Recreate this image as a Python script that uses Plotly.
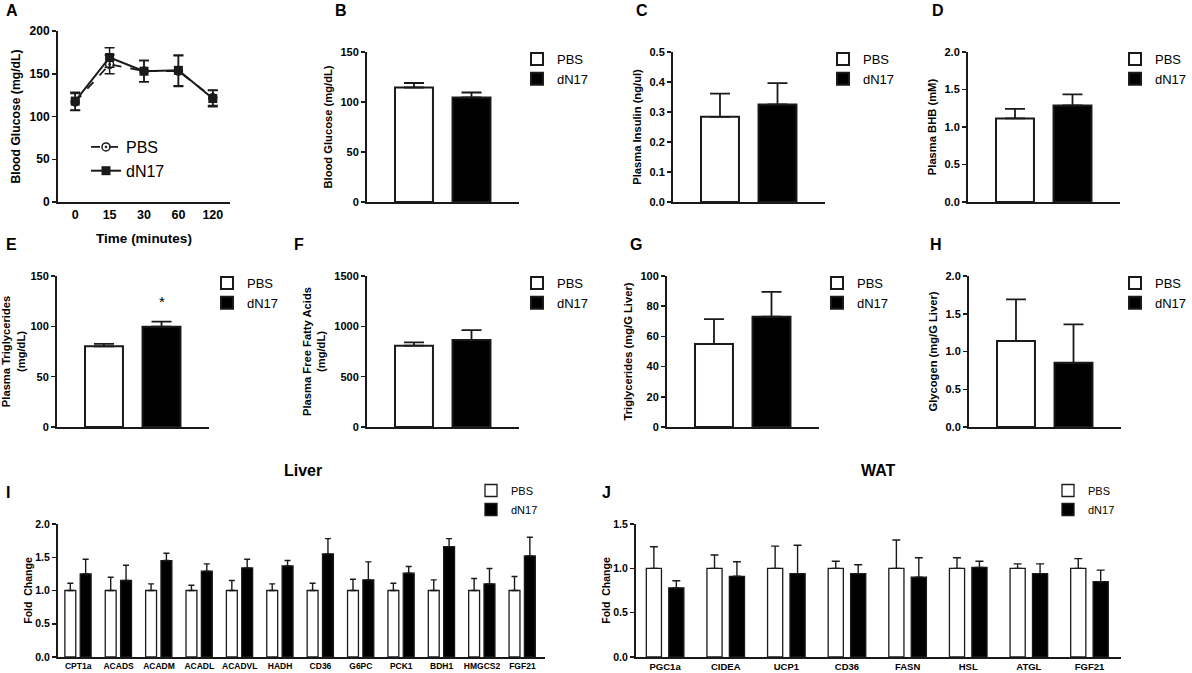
import plotly.graph_objects as go

W, H = 1192, 673
FONT = "Liberation Sans"
INK = "#1a1a1a"

# ---------------- data ----------------
groups = ["PBS", "dN17"]

# A: glucose tolerance time course
time_labels = ["0", "15", "30", "60", "120"]
a_pbs = [117, 161, 153, 153, 122]
a_pbs_err = [10, 11, 12.5, 18, 9]
a_dn17 = [118, 169, 153, 154, 121]
a_dn17_err = [10.5, 11.5, 12.5, 18, 9.5]

# B-H: two-group bar panels (mean, SEM)
b_vals = [114.5, 104.5]; b_err = [4.5, 5.0]
c_vals = [0.284, 0.325]; c_err = [0.077, 0.071]
d_vals = [1.115, 1.288]; d_err = [0.128, 0.146]
e_vals = [80.1, 99.7]; e_err = [2.4, 4.9]
e_sig = ["", "*"]
f_vals = [808, 864]; f_err = [33, 99]
g_vals = [55, 73]; g_err = [16.5, 16.5]
h_vals = [1.14, 0.85]; h_err = [0.55, 0.51]

# I: liver gene expression
liver_genes = ["CPT1a", "ACADS", "ACADM", "ACADL", "ACADVL", "HADH",
               "CD36", "G6PC", "PCK1", "BDH1", "HMGCS2", "FGF21"]
liver_pbs = [1.0] * 12
liver_pbs_err = [0.11, 0.20, 0.10, 0.08, 0.15, 0.10, 0.11, 0.17, 0.11, 0.16, 0.18, 0.21]
liver_dn17 = [1.25, 1.15, 1.45, 1.29, 1.34, 1.37, 1.55, 1.16, 1.26, 1.66, 1.10, 1.52]
liver_dn17_err = [0.22, 0.23, 0.11, 0.11, 0.13, 0.08, 0.23, 0.27, 0.10, 0.12, 0.23, 0.28]

# J: WAT gene expression
wat_genes = ["PGC1a", "CIDEA", "UCP1", "CD36", "FASN", "HSL", "ATGL", "FGF21"]
wat_pbs = [1.0] * 8
wat_pbs_err = [0.244, 0.15, 0.25, 0.08, 0.32, 0.12, 0.05, 0.11]
wat_dn17 = [0.78, 0.91, 0.94, 0.94, 0.90, 1.01, 0.94, 0.85]
wat_dn17_err = [0.08, 0.165, 0.32, 0.10, 0.22, 0.07, 0.11, 0.13]


# ---------------- helpers ----------------
def xd(l, r):
    return [l / W, r / W]


def yd(t, b):
    return [1 - b / H, 1 - t / H]


def px(x):
    return x / W


def py(y):
    return 1 - y / H


def font(size, bold=False):
    d = dict(family=FONT, size=size, color="black")
    if bold:
        d["weight"] = "bold"
    return d


def yaxis(k, dom, rng, dtick, fmt, title, tfs=11, titlefs=11.2, standoff=6):
    return dict(domain=dom, range=rng, dtick=dtick, tick0=0, tickformat=fmt,
                showline=True, linecolor=INK, linewidth=2, ticks="outside",
                ticklen=4, tickwidth=1.5, tickcolor=INK,
                tickfont=font(tfs, True), showgrid=False, zeroline=False,
                anchor="x" if k == 1 else f"x{k}",
                title=dict(text=title, font=font(titlefs, True), standoff=standoff))


def xaxis(k, dom, rng, cats, showlabels=False, tfs=9):
    return dict(domain=dom, range=rng, type="category",
                categoryorder="array", categoryarray=cats,
                showline=True, linecolor=INK, linewidth=2, ticks="",
                showticklabels=showlabels, tickfont=font(tfs, True),
                showgrid=False, zeroline=False,
                anchor="y" if k == 1 else f"y{k}")


def leg_name(k):
    return "legend" if k == 1 else f"legend{k}"


def axn(k, a):
    return a if k == 1 else f"{a}{k}"


fig = go.Figure()
layout = dict(width=W, height=H, margin=dict(l=0, r=0, t=0, b=0, autoexpand=False),
              paper_bgcolor="white", plot_bgcolor="white",
              barmode="overlay", showlegend=True, hovermode=False)
annotations = []

# ---------------- panel A ----------------
fig.add_trace(go.Scatter(
    x=time_labels, y=a_pbs, name="PBS", mode="lines+markers",
    line=dict(color=INK, width=1.8, dash="dash"),
    marker=dict(symbol="circle-open-dot", size=8, color=INK, line=dict(width=1.5, color=INK)),
    error_y=dict(type="data", array=a_pbs_err, width=5, thickness=1.5, color=INK),
    xaxis="x", yaxis="y", legend="legend"))
fig.add_trace(go.Scatter(
    x=time_labels, y=a_dn17, name="dN17", mode="lines+markers",
    line=dict(color=INK, width=2),
    marker=dict(symbol="square", size=9, color=INK),
    error_y=dict(type="data", array=a_dn17_err, width=5, thickness=1.5, color=INK),
    xaxis="x", yaxis="y", legend="legend"))
layout["xaxis"] = xaxis(1, xd(58, 230), [-0.5, 4.5], time_labels, True, 12.5)
layout["xaxis"]["title"] = dict(text="Time (minutes)", font=font(13.5, True), standoff=13)
layout["yaxis"] = yaxis(1, yd(31, 202), [0, 200], 50, "d", "Blood Glucose (mg/dL)", 12, 12.2)
layout["legend"] = dict(x=px(86), y=py(130), xanchor="left", yanchor="top",
                        font=font(16), bgcolor="rgba(0,0,0,0)", itemwidth=30,
                        tracegroupgap=0)

# ---------------- panels B-H ----------------
bar_panels = [
    # k, x0, top, bottom, vals, errs, ymax, dtick, fmt, title
    (2, 367, 52, 202, b_vals, b_err, 150, 50, "d", "Blood Glucose (mg/dL)"),
    (3, 673, 52, 202, c_vals, c_err, 0.5, 0.1, ".1f", "Plasma Insulin (ng/ul)"),
    (4, 968, 52, 202, d_vals, d_err, 2.0, 0.5, ".1f", "Plasma BHB (mM)"),
    (5, 57, 276, 427, e_vals, e_err, 150, 50, "d", "Plasma Triglycerides<br>(mg/dL)"),
    (6, 367, 276, 427, f_vals, f_err, 1500, 500, "d", "Plasma Free Fatty Acids<br>(mg/dL)"),
    (7, 667, 276, 427, g_vals, g_err, 100, 20, "d", "Triglycerides (mg/G Liver)"),
    (8, 969, 276, 427, h_vals, h_err, 2.0, 0.5, ".1f", "Glycogen (mg/G Liver)"),
]
fills = ["white", "black"]
for k, x0, top, bot, vals, errs, ymax, dt, fmt, title in bar_panels:
    for i, g in enumerate(groups):
        fig.add_trace(go.Bar(
            x=[g], y=[vals[i]], name=g, width=0.66,
            marker=dict(color=fills[i], line=dict(color=INK, width=2)),
            error_y=dict(type="data", symmetric=False, array=[errs[i]],
                         arrayminus=[0], width=10, thickness=1.8, color=INK),
            xaxis=axn(k, "x"), yaxis=axn(k, "y"), legend=leg_name(k)))
    layout[axn(k, "xaxis")] = xaxis(k, xd(x0, x0 + 152), [-0.817, 1.826], groups)
    layout[axn(k, "yaxis")] = yaxis(k, yd(top, bot), [0, ymax], dt, fmt, title)
    if x0 + 150 + 80 > W:
        leg_x, leg_anchor = 1.0, "right"
    else:
        leg_x, leg_anchor = px(x0 + 150), "left"
    layout[leg_name(k)] = dict(x=leg_x, y=py(top - 8), xanchor=leg_anchor,
                               yanchor="top", font=font(13),
                               bgcolor="rgba(0,0,0,0)", itemwidth=30,
                               tracegroupgap=0)

# significance star in E
for i, g in enumerate(groups):
    if e_sig[i]:
        annotations.append(dict(x=g, y=e_vals[i] + e_err[i], xref="x5", yref="y5",
                                text=e_sig[i], showarrow=False, xanchor="center",
                                yanchor="bottom", yshift=10, font=font(15)))

# ---------------- panels I and J ----------------
gene_panels = [
    (9, 58, 545, liver_genes, liver_pbs, liver_pbs_err, liver_dn17, liver_dn17_err,
     [-0.5, 11.56], 0.27, -0.33, 0.05, 3, 2.0, 471, 8.5),
    (10, 636, 1121, wat_genes, wat_pbs, wat_pbs_err, wat_dn17, wat_dn17_err,
     [-0.48, 7.52], 0.25, -0.31, 0.06, 4, 1.5, 1048, 9.5),
]
for (k, xl, xr, genes, pv, pe, dv, de, xr_rng, bw, off1, off2, cap, ymax,
     legx, xtf) in gene_panels:
    fig.add_trace(go.Bar(
        x=genes, y=pv, name="PBS", width=bw, offset=off1,
        marker=dict(color="white", line=dict(color=INK, width=1.3)),
        error_y=dict(type="data", symmetric=False, array=pe,
                     arrayminus=[0] * len(genes), width=cap, thickness=1.4, color=INK),
        xaxis=axn(k, "x"), yaxis=axn(k, "y"), legend=leg_name(k)))
    fig.add_trace(go.Bar(
        x=genes, y=dv, name="dN17", width=bw, offset=off2,
        marker=dict(color="black", line=dict(color=INK, width=1.3)),
        error_y=dict(type="data", symmetric=False, array=de,
                     arrayminus=[0] * len(genes), width=cap, thickness=1.4, color=INK),
        xaxis=axn(k, "x"), yaxis=axn(k, "y"), legend=leg_name(k)))
    layout[axn(k, "xaxis")] = xaxis(k, xd(xl, xr), xr_rng, genes, True, xtf)
    layout[axn(k, "yaxis")] = yaxis(k, yd(524, 657), [0, ymax], 0.5, ".1f", "Fold  Change",
                                    10.5, 10.5, 1)
    layout[leg_name(k)] = dict(x=px(legx), y=py(476), xanchor="left", yanchor="top",
                               font=font(11), bgcolor="rgba(0,0,0,0)", itemwidth=30,
                               tracegroupgap=0)

# ---------------- titles and panel letters ----------------
annotations.append(dict(x=px(303), y=py(471), xref="paper", yref="paper", text="Liver",
                        showarrow=False, xanchor="center", yanchor="middle",
                        font=font(16, True)))
annotations.append(dict(x=px(878), y=py(470), xref="paper", yref="paper", text="WAT",
                        showarrow=False, xanchor="center", yanchor="middle",
                        font=font(16, True)))
letters = [("A", 4, 0), ("B", 333, 0), ("C", 634, 0), ("D", 930, 0),
           ("E", 4, 234), ("F", 292, 234), ("G", 628, 234), ("H", 928, 234),
           ("I", 4, 482), ("J", 600, 482)]
for t, lx, ly in letters:
    annotations.append(dict(x=px(lx), y=py(ly), xref="paper", yref="paper", text=t,
                            showarrow=False, xanchor="left", yanchor="top",
                            font=font(16, True)))

layout["annotations"] = annotations
fig.update_layout(**layout)
# remove the browser's default 8px body margin so the figure fills the window exactly
fig.write_html("out.html", config={"displayModeBar": False, "staticPlot": True},
               post_script="document.body.style.margin='0';document.body.style.overflow='hidden';")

= = = = = = =

* _Aim of the task_: Restate only the lines running from the start of the material above through the line containing "a_dn17_err = [10.5, 11.5, 12.5, 18, 9.5]", ends included. No pictures.

* _Problem solution_:
Recreate this image as a Python script that uses Plotly.
import plotly.graph_objects as go

W, H = 1192, 673
FONT = "Liberation Sans"
INK = "#1a1a1a"

# ---------------- data ----------------
groups = ["PBS", "dN17"]

# A: glucose tolerance time course
time_labels = ["0", "15", "30", "60", "120"]
a_pbs = [117, 161, 153, 153, 122]
a_pbs_err = [10, 11, 12.5, 18, 9]
a_dn17 = [118, 169, 153, 154, 121]
a_dn17_err = [10.5, 11.5, 12.5, 18, 9.5]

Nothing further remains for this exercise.